The federal judge overseeing the Owner-Operator Independent Drivers Association’s lawsuit challenging California emissions standards has again dismissed most of the owner-driver advocacy group’s litigation.
U.S. District Judge Morrison England issued the ruling last week. He also transferred the remaining elements of the case to a larger federal appellate court.
OOIDA’s 2013 lawsuit against the California Air Resources Board and some of its members, challenging the Constitutionality of the state’s tough emissions regulations, was dismissed in full in November of last year. But a citation issued to one of the owner-operator plaintiffs in the case allowed OOIDA to revive it and bring its claims back to court.
Chief Judge Morrison England, however, again dismissed OOIDA’s prior claims, but England allowed the more recent claim made by owner-operator Jack Cody — relating to his citation for non-compliance — to remain. England transferred that portion of the case to the Ninth Circuit Court of Appeals.

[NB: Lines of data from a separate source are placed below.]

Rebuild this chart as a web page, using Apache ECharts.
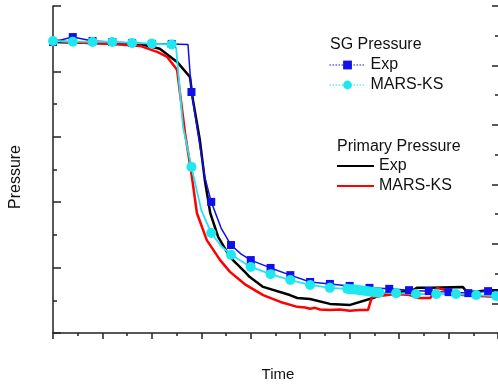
<!DOCTYPE html>
<html>
<head>
<meta charset="utf-8">
<script src="https://cdn.jsdelivr.net/npm/echarts@6/dist/echarts.min.js"></script>
<style>html,body{margin:0;padding:0;background:#fff}#c{width:498px;height:387px}</style>
</head>
<body>
<div id="c"></div>
<script>
// ---- data (Time, Pressure) ----
var sgExpMarks = [[0.0,8.90],[0.4,9.05],[0.8,8.93],[1.2,8.90],[1.6,8.87],[2.0,8.84],[2.4,8.84],[2.8,7.37],[3.2,4.01],[3.6,2.69],[4.0,2.23],[4.4,1.99],[4.8,1.77],[5.2,1.56],[5.6,1.50],[6.0,1.44],[6.4,1.38],[6.8,1.35],[7.2,1.31],[7.6,1.28],[8.0,1.25],[8.4,1.22],[8.8,1.28]];
var sgExpExtra = [[2.73,8.82],[3.07,4.77],[3.4,3.21],[3.8,2.42],[9.0,1.28]];
var sgMarsMarks = [[0.0,8.93],[0.4,8.91],[0.8,8.90],[1.2,8.90],[1.6,8.87],[2.0,8.85],[2.4,8.82],[2.8,5.08],[3.2,3.06],[3.6,2.39],[4.0,2.02],[4.4,1.80],[4.8,1.62],[5.2,1.47],[5.6,1.38],[5.95,1.35],[6.0,1.34],[6.05,1.34],[6.1,1.33],[6.15,1.32],[6.2,1.31],[6.25,1.30],[6.3,1.29],[6.35,1.28],[6.4,1.27],[6.45,1.26],[6.5,1.25],[6.55,1.24],[6.6,1.23],[6.94,1.22],[7.34,1.19],[7.75,1.19],[8.15,1.19],[8.56,1.16],[8.96,1.13]];
var sgMarsExtra = [[2.49,8.72],[2.63,6.3],[3.0,3.75],[3.4,2.66]];
var priExp = [[0,8.90],[0.8,8.87],[1.62,8.84],[1.76,8.84],[2.16,8.69],[2.51,8.29],[2.77,7.83],[2.83,7.13],[2.97,5.90],[3.07,4.68],[3.18,3.67],[3.34,2.94],[3.58,2.32],[3.88,1.87],[3.98,1.71],[4.25,1.41],[4.79,1.16],[4.94,1.07],[5.2,1.04],[5.6,0.89],[6.01,0.86],[6.47,1.07],[6.67,1.19],[7.28,1.31],[7.36,1.38],[7.63,1.38],[8.29,1.41],[8.37,1.25],[8.84,1.31],[9.0,1.31]];
var priMars = [[0,8.96],[0.28,8.90],[1.21,8.84],[1.76,8.78],[2.12,8.59],[2.31,8.44],[2.47,8.13],[2.51,8.04],[2.67,6.12],[2.81,4.77],[2.91,3.67],[3.11,2.84],[3.38,2.23],[3.58,1.87],[3.9,1.47],[4.25,1.16],[4.6,0.95],[4.94,0.80],[5.1,0.78],[5.2,0.74],[5.3,0.77],[5.4,0.72],[5.6,0.70],[5.8,0.72],[6.0,0.68],[6.2,0.70],[6.37,0.70],[6.41,0.73],[6.45,1.10],[6.61,1.13],[6.92,1.19],[7.22,1.16],[7.38,1.07],[7.63,1.07],[7.77,1.38],[7.81,1.41],[7.93,1.31],[8.29,1.16],[9.0,1.10]];
var rightMajorTicks = [0.5,1.5,2.5,3.5,4.5,5.5];
var rightMinorTicks = [1,2,3,4,5];

function merge(marks, extra, sym) {
  var a = marks.map(function(p){return {value:p, symbol:sym};})
    .concat(extra.map(function(p){return {value:p, symbol:'none'};}));
  a.sort(function(u,v){return u.value[0]-v.value[0];});
  return a;
}

var FONT = '"Liberation Sans", Arial, sans-serif';
var AX = '#222';
var chart = echarts.init(document.getElementById('c'));
chart.setOption({
  animation: false,
  backgroundColor: '#fff',
  grid: {left: 53, right: 0, top: 6, bottom: 54},
  xAxis: {
    type: 'value', min: 0, max: 9, interval: 1,
    axisLine: {lineStyle: {color: AX, width: 1.5}},
    axisTick: {inside: false, length: 6, lineStyle: {color: AX, width: 1.5}},
    minorTick: {show: true, splitNumber: 2, length: 3, lineStyle: {color: AX, width: 1.5}},
    axisLabel: {show: false}, splitLine: {show: false}
  },
  yAxis: [{
    type: 'value', position: 'left', min: 0, max: 10, interval: 2,
    axisLine: {show: true, lineStyle: {color: AX, width: 1.5}},
    axisTick: {inside: true, length: 8, lineStyle: {color: AX, width: 1.5}},
    minorTick: {show: true, splitNumber: 2, length: 4, lineStyle: {color: AX, width: 1.5}},
    axisLabel: {show: false}, splitLine: {show: false}
  }, {
    type: 'value', position: 'right', min: 0, max: 5.5,
    axisLine: {show: false},
    axisTick: {show: true, inside: true, length: 6, customValues: rightMajorTicks, lineStyle: {color: AX, width: 1.5}},
    axisLabel: {show: false}, splitLine: {show: false}
  }, {
    type: 'value', position: 'right', min: 0, max: 5.5,
    axisLine: {show: false},
    axisTick: {show: true, inside: true, length: 3, customValues: rightMinorTicks, lineStyle: {color: AX, width: 1.5}},
    axisLabel: {show: false}, splitLine: {show: false}
  }],
  legend: [{
    orient: 'vertical', left: 329, top: 55, padding: 0, itemGap: 0,
    itemWidth: 36, itemHeight: 11,
    lineStyle: {type: [1.5, 1.5], width: 1},
    textStyle: {fontFamily: FONT, fontSize: 16, lineHeight: 20, color: '#111'},
    formatter: function(n){return n.replace('SG ','');},
    data: ['SG Exp', 'SG MARS-KS']
  }, {
    orient: 'vertical', left: 336, top: 156, padding: 0, itemGap: 0,
    itemWidth: 37, itemHeight: 11,
    textStyle: {fontFamily: FONT, fontSize: 16, lineHeight: 20, color: '#111'},
    formatter: function(n){return n.replace('Primary ','');},
    data: [{name: 'Primary Exp', itemStyle: {opacity: 0}}, {name: 'Primary MARS-KS', itemStyle: {opacity: 0}}]
  }],
  graphic: [
    {type: 'text', left: 330, top: 37, style: {text: 'SG Pressure', font: '16px ' + FONT, fill: '#111'}},
    {type: 'text', left: 337, top: 139, style: {text: 'Primary Pressure', font: '16px ' + FONT, fill: '#111'}},
    {type: 'text', x: 16, y: 177, rotation: Math.PI/2, style: {text: 'Pressure', font: '16px ' + FONT, fill: '#111', align: 'center', verticalAlign: 'middle'}},
    {type: 'text', x: 278, y: 375, style: {text: 'Time', font: '15px ' + FONT, fill: '#111', align: 'center', verticalAlign: 'middle'}}
  ],
  series: [{
    name: 'Primary Exp', type: 'line', symbol: 'none', data: priExp,
    lineStyle: {color: '#000', width: 2.5}, itemStyle: {color: '#000'}
  }, {
    name: 'Primary MARS-KS', type: 'line', symbol: 'none', data: priMars,
    lineStyle: {color: '#ff0000', width: 2.5}, itemStyle: {color: '#ff0000'}
  }, {
    name: 'SG Exp', type: 'line', symbol: 'rect', symbolSize: 8, showAllSymbol: true,
    data: merge(sgExpMarks, sgExpExtra, 'rect'),
    lineStyle: {color: '#1010ee', width: 1.5}, itemStyle: {color: '#1010ee'}
  }, {
    name: 'SG MARS-KS', type: 'line', symbol: 'circle', symbolSize: 10, showAllSymbol: true,
    data: merge(sgMarsMarks, sgMarsExtra, 'circle'),
    lineStyle: {color: '#1ee8ee', width: 1.8}, itemStyle: {color: '#1ee8ee'}
  }]
});
</script>
</body>
</html>
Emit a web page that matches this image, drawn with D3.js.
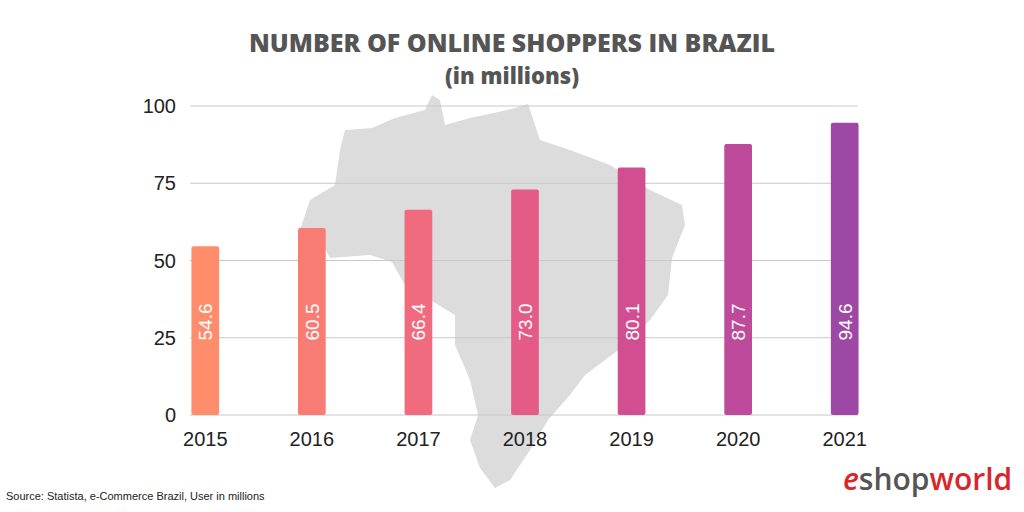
<!DOCTYPE html>
<html><head><meta charset="utf-8">
<script src="https://cdn.jsdelivr.net/npm/d3@7"></script>
<style>body{margin:0;background:#fff}</style></head>
<body><svg id="c" width="1024" height="512"></svg>
<script>
const years=["2015","2016","2017","2018","2019","2020","2021"];
const values=[54.6,60.5,66.4,73.0,80.1,87.7,94.6];
const colors=["#FF8C6B","#F87C74","#EF6B7D","#E35B86","#D34E91","#BE4A9B","#9E48A6"];
const yTicks=[0,25,50,75,100];
const svg=d3.select("#c");
const brazil=[[345,130],[372,128],[395,118],[425,110],[432,95],[440,100],[445,125],[470,118],[498,112],[515,108],[528,104],[540,140],[570,150],[610,165],[650,190],[682,205],[685,225],[672,258],[668,295],[650,320],[625,345],[605,360],[585,375],[570,395],[548,420],[530,450],[510,480],[495,488],[480,468],[470,440],[478,415],[470,380],[455,345],[455,315],[430,300],[405,285],[392,262],[370,255],[330,258],[320,240],[300,230],[310,200],[335,185],[340,150]];
svg.append("path").attr("d",d3.line()(brazil)+"Z").attr("fill","#dcdcdc");
const x=d3.scaleBand().domain(years).range([152,898]).paddingInner(0.74).paddingOuter(0.37);
const y=d3.scaleLinear().domain([0,100]).range([415,106]);
svg.append("g").selectAll("line").data(yTicks).join("line")
 .attr("x1",190).attr("x2",858).attr("y1",d=>y(d)).attr("y2",d=>y(d))
 .attr("stroke","#c8c8c8").attr("stroke-width",1);
svg.append("g").selectAll("text").data(yTicks).join("text")
 .attr("x",176).attr("y",d=>y(d)+7).attr("text-anchor","end")
 .attr("font-family","Liberation Sans, Arial").attr("font-size",20).attr("fill","#222").text(d=>d);
svg.append("g").selectAll("rect").data(values).join("rect")
 .attr("x",(d,i)=>x(years[i])).attr("width",x.bandwidth())
 .attr("y",d=>y(d)).attr("height",d=>y(0)-y(d)).attr("rx",2).attr("fill",(d,i)=>colors[i]);
svg.append("g").selectAll("text").data(values).join("text")
 .attr("transform",(d,i)=>`translate(${x(years[i])+x.bandwidth()/2+7},322) rotate(-90)`)
 .attr("text-anchor","middle").attr("font-family","Liberation Sans, Arial").attr("font-size",19).attr("fill","#fff")
 .text(d=>d.toFixed(1));
svg.append("g").selectAll("text").data(years).join("text")
 .attr("x",d=>x(d)+x.bandwidth()/2).attr("y",446).attr("text-anchor","middle")
 .attr("font-family","Liberation Sans, Arial").attr("font-size",20).attr("fill","#222").text(d=>d);
svg.append("text").attr("x",512).attr("y",52).attr("text-anchor","middle").attr("font-family","Open Sans").attr("font-weight",800)
 .attr("font-size",25).attr("fill","#555").text("NUMBER OF ONLINE SHOPPERS IN BRAZIL");
svg.append("text").attr("x",512).attr("y",84).attr("text-anchor","middle").attr("font-family","Open Sans").attr("font-weight",800)
 .attr("font-size",22).attr("fill","#555").text("(in millions)");
svg.append("text").attr("x",6).attr("y",500).attr("font-family","Liberation Sans, Arial").attr("font-size",11).attr("fill","#222")
 .text("Source: Statista, e-Commerce Brazil, User in millions");
const logo=svg.append("text").attr("x",843).attr("y",490).attr("font-family","Open Sans").attr("font-size",30).attr("font-weight",600);
logo.append("tspan").attr("fill","#d9262c").attr("font-style","italic").text("e");
logo.append("tspan").attr("fill","#555").text("shop");
logo.append("tspan").attr("fill","#d9262c").text("world");
</script></body></html>
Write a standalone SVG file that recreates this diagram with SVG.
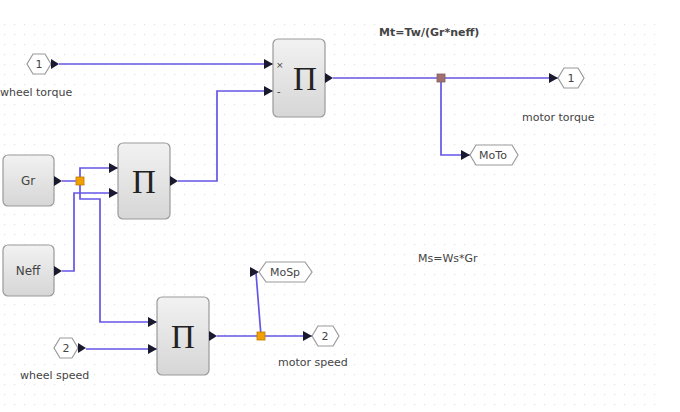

OOIDA’s prior claims were not dismissed on their merit, but were instead dismissed because, England ruled in October, the case should have originated in appellate court and the U.S. Environmental Protection Agency should have been named in the suit. The EPA, he said, was a “necessary and indispensable party” in the lawsuit.
OOIDA originally brought the suit in December 2013, contending that the requirement that truck owners retrofit 2006 and older model engines with diesel particulate filters is unfairly costly to out-of-state owner-operators and, thus, violated the Commerce Clause of the U.S. Constitution. OOIDA also in the suit challenged CARB’s emissions standards’ impact on climate change.